Begin

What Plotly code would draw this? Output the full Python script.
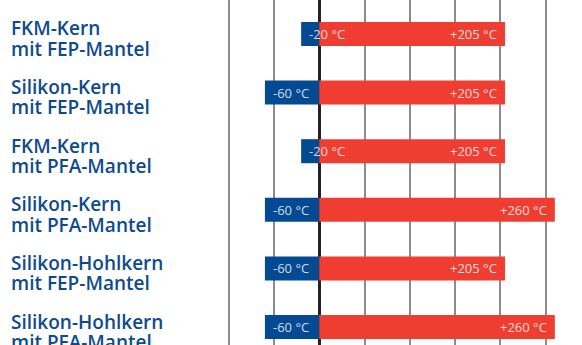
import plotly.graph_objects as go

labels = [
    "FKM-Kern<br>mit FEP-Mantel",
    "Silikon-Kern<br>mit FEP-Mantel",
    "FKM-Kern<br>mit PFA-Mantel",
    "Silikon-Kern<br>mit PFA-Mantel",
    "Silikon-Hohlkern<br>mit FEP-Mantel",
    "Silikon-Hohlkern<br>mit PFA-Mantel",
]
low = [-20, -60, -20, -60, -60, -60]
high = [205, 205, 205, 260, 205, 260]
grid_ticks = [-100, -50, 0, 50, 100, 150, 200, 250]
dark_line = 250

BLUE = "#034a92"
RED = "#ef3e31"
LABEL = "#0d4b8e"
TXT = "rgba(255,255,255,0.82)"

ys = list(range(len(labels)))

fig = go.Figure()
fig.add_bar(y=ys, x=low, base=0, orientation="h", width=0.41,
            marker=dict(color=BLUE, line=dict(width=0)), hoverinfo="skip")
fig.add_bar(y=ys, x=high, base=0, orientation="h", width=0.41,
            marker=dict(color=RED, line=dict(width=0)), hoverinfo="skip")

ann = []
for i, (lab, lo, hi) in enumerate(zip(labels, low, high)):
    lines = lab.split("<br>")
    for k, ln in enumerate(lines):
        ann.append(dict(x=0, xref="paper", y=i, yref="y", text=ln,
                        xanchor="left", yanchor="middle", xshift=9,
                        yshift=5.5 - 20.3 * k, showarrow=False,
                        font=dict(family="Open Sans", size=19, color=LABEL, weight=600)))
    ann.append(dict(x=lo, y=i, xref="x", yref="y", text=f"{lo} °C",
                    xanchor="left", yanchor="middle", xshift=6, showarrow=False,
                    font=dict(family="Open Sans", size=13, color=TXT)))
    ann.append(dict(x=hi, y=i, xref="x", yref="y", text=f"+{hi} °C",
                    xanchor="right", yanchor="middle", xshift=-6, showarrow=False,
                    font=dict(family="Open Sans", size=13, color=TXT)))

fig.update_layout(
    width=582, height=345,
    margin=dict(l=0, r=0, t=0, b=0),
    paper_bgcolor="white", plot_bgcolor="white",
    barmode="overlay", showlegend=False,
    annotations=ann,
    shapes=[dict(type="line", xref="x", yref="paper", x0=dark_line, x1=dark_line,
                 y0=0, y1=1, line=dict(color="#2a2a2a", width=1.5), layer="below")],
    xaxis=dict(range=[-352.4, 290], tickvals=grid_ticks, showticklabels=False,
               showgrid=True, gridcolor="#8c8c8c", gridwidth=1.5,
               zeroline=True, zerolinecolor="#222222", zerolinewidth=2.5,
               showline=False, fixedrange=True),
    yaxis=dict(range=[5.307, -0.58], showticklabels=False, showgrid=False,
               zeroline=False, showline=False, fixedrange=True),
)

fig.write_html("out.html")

End

- _Short exercise_:
Keep every word of the data as it is when you write it out, but drop the pictures.

- _Answer to the task_:
What Plotly code would draw this? Output the full Python script.
import plotly.graph_objects as go

labels = [
    "FKM-Kern<br>mit FEP-Mantel",
    "Silikon-Kern<br>mit FEP-Mantel",
    "FKM-Kern<br>mit PFA-Mantel",
    "Silikon-Kern<br>mit PFA-Mantel",
    "Silikon-Hohlkern<br>mit FEP-Mantel",
    "Silikon-Hohlkern<br>mit PFA-Mantel",
]
low = [-20, -60, -20, -60, -60, -60]
high = [205, 205, 205, 260, 205, 260]
grid_ticks = [-100, -50, 0, 50, 100, 150, 200, 250]
dark_line = 250

BLUE = "#034a92"
RED = "#ef3e31"
LABEL = "#0d4b8e"
TXT = "rgba(255,255,255,0.82)"

ys = list(range(len(labels)))

fig = go.Figure()
fig.add_bar(y=ys, x=low, base=0, orientation="h", width=0.41,
            marker=dict(color=BLUE, line=dict(width=0)), hoverinfo="skip")
fig.add_bar(y=ys, x=high, base=0, orientation="h", width=0.41,
            marker=dict(color=RED, line=dict(width=0)), hoverinfo="skip")

ann = []
for i, (lab, lo, hi) in enumerate(zip(labels, low, high)):
    lines = lab.split("<br>")
    for k, ln in enumerate(lines):
        ann.append(dict(x=0, xref="paper", y=i, yref="y", text=ln,
                        xanchor="left", yanchor="middle", xshift=9,
                        yshift=5.5 - 20.3 * k, showarrow=False,
                        font=dict(family="Open Sans", size=19, color=LABEL, weight=600)))
    ann.append(dict(x=lo, y=i, xref="x", yref="y", text=f"{lo} °C",
                    xanchor="left", yanchor="middle", xshift=6, showarrow=False,
                    font=dict(family="Open Sans", size=13, color=TXT)))
    ann.append(dict(x=hi, y=i, xref="x", yref="y", text=f"+{hi} °C",
                    xanchor="right", yanchor="middle", xshift=-6, showarrow=False,
                    font=dict(family="Open Sans", size=13, color=TXT)))

fig.update_layout(
    width=582, height=345,
    margin=dict(l=0, r=0, t=0, b=0),
    paper_bgcolor="white", plot_bgcolor="white",
    barmode="overlay", showlegend=False,
    annotations=ann,
    shapes=[dict(type="line", xref="x", yref="paper", x0=dark_line, x1=dark_line,
                 y0=0, y1=1, line=dict(color="#2a2a2a", width=1.5), layer="below")],
    xaxis=dict(range=[-352.4, 290], tickvals=grid_ticks, showticklabels=False,
               showgrid=True, gridcolor="#8c8c8c", gridwidth=1.5,
               zeroline=True, zerolinecolor="#222222", zerolinewidth=2.5,
               showline=False, fixedrange=True),
    yaxis=dict(range=[5.307, -0.58], showticklabels=False, showgrid=False,
               zeroline=False, showline=False, fixedrange=True),
)

fig.write_html("out.html")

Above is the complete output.